Risk Input Form
Use the responsive entry grid below. Large screens show three columns, smaller screens show two, and mobile shows one.
Example Data Table
Use this sample structure if you want a ready-made starting point for testing the calculator.
| Risk name | Category | Owner | Likelihood | Impact | Velocity | Control % | Detectability |
|---|---|---|---|---|---|---|---|
| Market expansion delay | Strategy | Chief Strategy Officer | 4 | 5 | 4 | 35 | 3 |
| Supplier concentration | Operations | Procurement Lead | 5 | 4 | 5 | 25 | 4 |
| Regulatory change | Compliance | General Counsel | 3 | 5 | 4 | 55 | 5 |
| Key talent attrition | People | HR Director | 4 | 4 | 3 | 45 | 3 |
Formula Used
Inherent Score = Likelihood × Impact
Control Gap = 1 − (Control Effectiveness ÷ 100)
Residual Score = Inherent Score × Control Gap
Velocity Multiplier = 1 + ((Velocity − 3) × 0.15)
Detectability Multiplier = 1 + ((Detectability − 3) × 0.10)

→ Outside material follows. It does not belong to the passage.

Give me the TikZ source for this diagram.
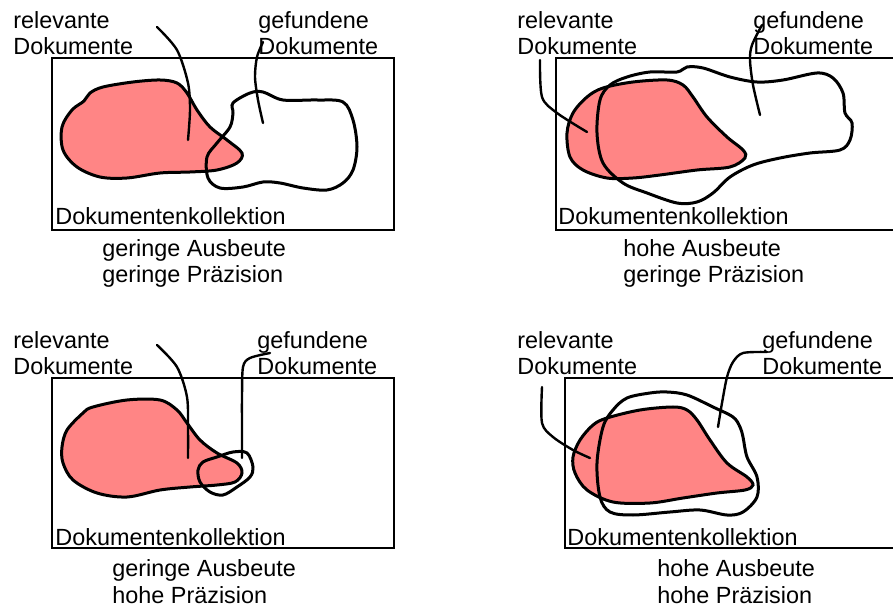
\documentclass[tikz,border=0pt]{standalone}
\usepackage{fontspec}
\setmainfont{Liberation Sans}
\usetikzlibrary{positioning}
\definecolor{relfill}{HTML}{FF8585}

\begin{document}
\begin{tikzpicture}[
    x=0.5pt, y=-0.5pt,
    lbl/.style={inner sep=0pt, anchor=base west, align=left, font=\fontsize{11.7}{13.3}\selectfont},
    collbox/.style={draw=black, line width=1pt},
    relblob/.style={fill=relfill, draw=black, line width=1.5pt},
    gefblob/.style={draw=black, line width=1.5pt},
    leader/.style={draw=black, line width=1.2pt, line cap=round}
]

\useasboundingbox (0,0) rectangle (893,608);
\clip (0,0) rectangle (893,608);

% Top left: geringe Ausbeute, geringe Praezision
\draw[relblob] plot[smooth cycle, tension=0.55] coordinates {(62,127) (72,110) (84,101) (90,93) (103,87) (133,82) (160,80) (177,83) (187,93) (197,110) (210,127) (227,140) (242,153) (237,163) (217,170) (190,172) (160,173) (127,178) (100,177) (77,167) (63,150)};
\draw[gefblob] plot[smooth cycle, tension=0.55] coordinates {(233,103) (250,93) (263,92) (283,100) (317,100) (343,102) (353,120) (357,147) (353,170) (343,183) (327,190) (303,188) (280,183) (263,182) (243,187) (220,188) (208,178) (207,157) (217,143) (230,127) (233,113)};
\draw[leader] plot[smooth] coordinates {(157,27) (177,50) (188,83) (190,110) (188,140)};
\draw[leader] plot[smooth] coordinates {(263,42) (257,57) (255,77) (258,100) (263,123)};
\draw[collbox] (52,58) rectangle (394,230);
\node[lbl] (rel1) at (13,55) {relevante\\Dokumente};
\node[lbl] (gef1) at (258,55) {gefundene\\Dokumente};
\node[lbl] (coll1) at (55,225) {Dokumentenkollektion};
\node[lbl] (sub1) at (102,283) {geringe Ausbeute\\geringe Präzision};

% Top right: hohe Ausbeute, geringe Praezision
\draw[relblob] plot[smooth cycle, tension=0.55] coordinates {(567,133) (573,113) (587,97) (603,88) (633,82) (667,80) (683,85) (693,97) (707,117) (727,137) (743,150) (745,158) (730,167) (697,170) (660,175) (633,178) (607,178) (583,170) (570,157)};
\draw[gefblob] plot[smooth cycle, tension=0.55] coordinates {(597,133) (600,100) (610,85) (627,77) (650,72) (677,72) (687,67) (703,68) (730,77) (757,82) (783,80) (817,73) (833,78) (843,93) (845,113) (852,123) (850,140) (840,150) (810,153) (780,158) (753,165) (730,177) (713,193) (697,202) (677,203) (647,193) (623,183) (603,163)};
\draw[leader] plot[smooth] coordinates {(540,60) (542,97) (557,113) (587,132)};
\draw[leader] plot[smooth] coordinates {(762,25) (752,45) (750,60) (753,85) (760,115)};
\draw[collbox] (556,58) rectangle (900,230);
\node[lbl] (rel2) at (517,55) {relevante\\Dokumente};
\node[lbl] (gef2) at (753,55) {gefundene\\Dokumente};
\node[lbl] (coll2) at (558,225) {Dokumentenkollektion};
\node[lbl] (sub2) at (623,283) {hohe Ausbeute\\geringe Präzision};

% Bottom left: geringe Ausbeute, hohe Praezision
\draw[relblob] plot[smooth cycle, tension=0.55] coordinates {(62,447) (67,430) (83,413) (93,407) (127,400) (160,400) (177,410) (187,423) (200,440) (217,453) (237,463) (242,473) (235,482) (217,485) (190,487) (160,490) (127,497) (97,493) (73,480) (63,463)};
\draw[gefblob] plot[smooth cycle, tension=0.55] coordinates {(198,470) (203,462) (217,457) (233,452) (247,453) (253,467) (250,477) (237,487) (223,495) (210,492) (200,482)};
\draw[leader] plot[smooth] coordinates {(157,345) (177,367) (187,397) (188,430) (188,458)};
\draw[leader] plot[smooth] coordinates {(270,353) (250,358) (243,367) (242,397) (242,430) (242,458)};
\draw[collbox] (52,378) rectangle (394,548);
\node[lbl] (rel3) at (13,375) {relevante\\Dokumente};
\node[lbl] (gef3) at (257,375) {gefundene\\Dokumente};
\node[lbl] (coll3) at (55,545) {Dokumentenkollektion};
\node[lbl] (sub3) at (112,603) {geringe Ausbeute\\hohe Präzision};

% Bottom right: hohe Ausbeute, hohe Praezision
\draw[relblob] plot[smooth cycle, tension=0.55] coordinates {(573,457) (580,440) (593,425) (607,418) (640,410) (673,407) (687,410) (697,420) (710,440) (727,463) (747,477) (753,485) (745,490) (717,493) (683,498) (650,503) (613,502) (587,490) (575,473)};
\draw[gefblob] plot[smooth cycle, tension=0.55] coordinates {(650,393) (627,398) (613,410) (603,427) (597,463) (600,497) (610,512) (633,515) (670,512) (700,510) (727,515) (743,512) (757,497) (757,477) (747,457) (743,437) (740,427) (733,417) (713,407) (687,395) (667,392)};
\draw[leader] plot[smooth] coordinates {(542,387) (542,423) (553,437) (573,450) (590,458)};
\draw[leader] plot[smooth] coordinates {(767,352) (743,353) (733,362) (727,377) (722,403) (718,427)};
\draw[collbox] (565,378) rectangle (900,548);
\node[lbl] (rel4) at (517,375) {relevante\\Dokumente};
\node[lbl] (gef4) at (762,375) {gefundene\\Dokumente};
\node[lbl] (coll4) at (567,545) {Dokumentenkollektion};
\node[lbl] (sub4) at (657,603) {hohe Ausbeute\\hohe Präzision};

\end{tikzpicture}
\end{document}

Priority Score = Residual Score × Velocity Multiplier × Detectability Multiplier
Priority Index = (Priority Score ÷ 39) × 100
This model extends a classic risk matrix by incorporating control strength, speed of escalation, and difficulty of early detection.
How to Use This Calculator
- Add one or more strategic risks in the form.

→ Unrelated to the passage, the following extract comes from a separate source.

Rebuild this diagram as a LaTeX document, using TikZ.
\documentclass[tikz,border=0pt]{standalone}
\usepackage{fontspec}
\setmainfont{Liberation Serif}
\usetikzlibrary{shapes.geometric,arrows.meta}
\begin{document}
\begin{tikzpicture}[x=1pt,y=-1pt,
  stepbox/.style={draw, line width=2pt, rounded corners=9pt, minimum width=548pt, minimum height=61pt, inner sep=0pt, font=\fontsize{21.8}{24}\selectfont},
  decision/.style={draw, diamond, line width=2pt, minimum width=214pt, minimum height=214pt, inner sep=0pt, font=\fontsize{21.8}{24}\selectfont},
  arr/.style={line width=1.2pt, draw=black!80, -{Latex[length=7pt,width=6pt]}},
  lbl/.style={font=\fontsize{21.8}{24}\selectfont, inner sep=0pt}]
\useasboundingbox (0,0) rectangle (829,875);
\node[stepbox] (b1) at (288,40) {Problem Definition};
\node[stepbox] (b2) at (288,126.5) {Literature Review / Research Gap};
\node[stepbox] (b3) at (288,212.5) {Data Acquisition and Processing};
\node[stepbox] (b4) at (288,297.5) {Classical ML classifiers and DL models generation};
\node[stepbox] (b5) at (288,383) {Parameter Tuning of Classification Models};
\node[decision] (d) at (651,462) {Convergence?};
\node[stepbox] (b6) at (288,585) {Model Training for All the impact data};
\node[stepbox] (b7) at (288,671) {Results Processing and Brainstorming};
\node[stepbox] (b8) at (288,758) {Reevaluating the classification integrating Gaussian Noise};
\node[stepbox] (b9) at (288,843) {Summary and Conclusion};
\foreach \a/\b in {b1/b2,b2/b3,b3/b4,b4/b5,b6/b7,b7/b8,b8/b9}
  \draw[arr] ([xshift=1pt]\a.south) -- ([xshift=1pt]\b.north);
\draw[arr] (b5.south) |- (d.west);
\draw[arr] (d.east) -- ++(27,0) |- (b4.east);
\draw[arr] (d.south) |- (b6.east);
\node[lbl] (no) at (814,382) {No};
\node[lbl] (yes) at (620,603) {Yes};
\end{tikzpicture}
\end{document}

- Enter likelihood, impact, velocity, control effectiveness, and detectability values.
- Submit the form to calculate inherent, residual, and weighted priority scores.
- Review the summary cards to spot concentration and top exposures.

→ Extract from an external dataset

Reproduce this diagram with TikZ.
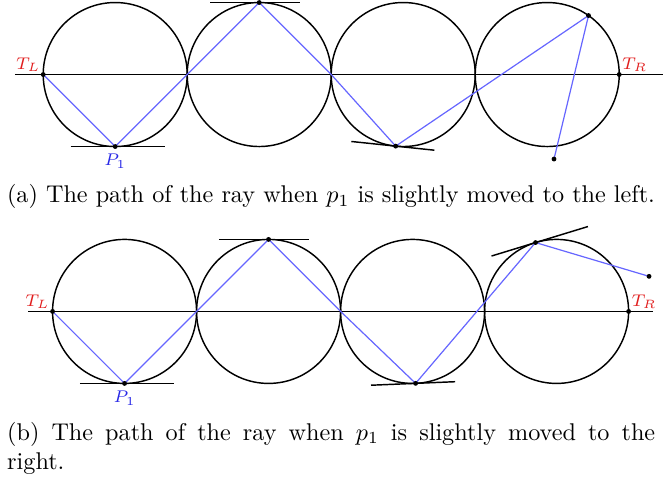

- Use the Plotly matrix to compare risks visually across the portfolio.
- Download the result table as CSV or PDF for reporting packs.
Frequently Asked Questions
1) What does this matrix calculator measure?
It measures strategic exposure by combining likelihood and impact, then adjusting priority with control effectiveness, velocity, and detectability. That gives a broader view than a basic two-axis grid.
2) Why include control effectiveness?
Strong controls reduce residual exposure. Two risks can share the same inherent score, yet the one with weaker controls deserves faster attention and stronger oversight.
3) What is velocity in risk scoring?
Velocity estimates how quickly a risk can affect objectives after it begins. Fast-moving risks often require tighter escalation paths, shorter review cycles, and earlier intervention.
4) What does detectability mean here?
Detectability shows how difficult it is to identify the risk early. Harder-to-detect risks get a higher multiplier because hidden issues can grow before leaders respond.
5) Can I use different scoring scales?
Yes. This page uses a practical 1-to-5 model for consistency, but your governance framework can adapt thresholds, labels, and weights to match internal policy.
6) Is priority score the same as inherent risk?
No. Inherent risk reflects raw exposure before controls. Priority score reflects residual exposure and then adjusts urgency using velocity and detectability.
7) When should a risk be marked critical?
A critical label usually fits risks with high residual exposure, fast escalation, and weak early warning. It signals immediate attention, stronger ownership, and leadership visibility.
8) What should I do after scoring the portfolio?
Rank the top risks, review their action plans, validate ownership, and compare concentrations by category. Then feed the output into reporting, budgeting, and mitigation planning.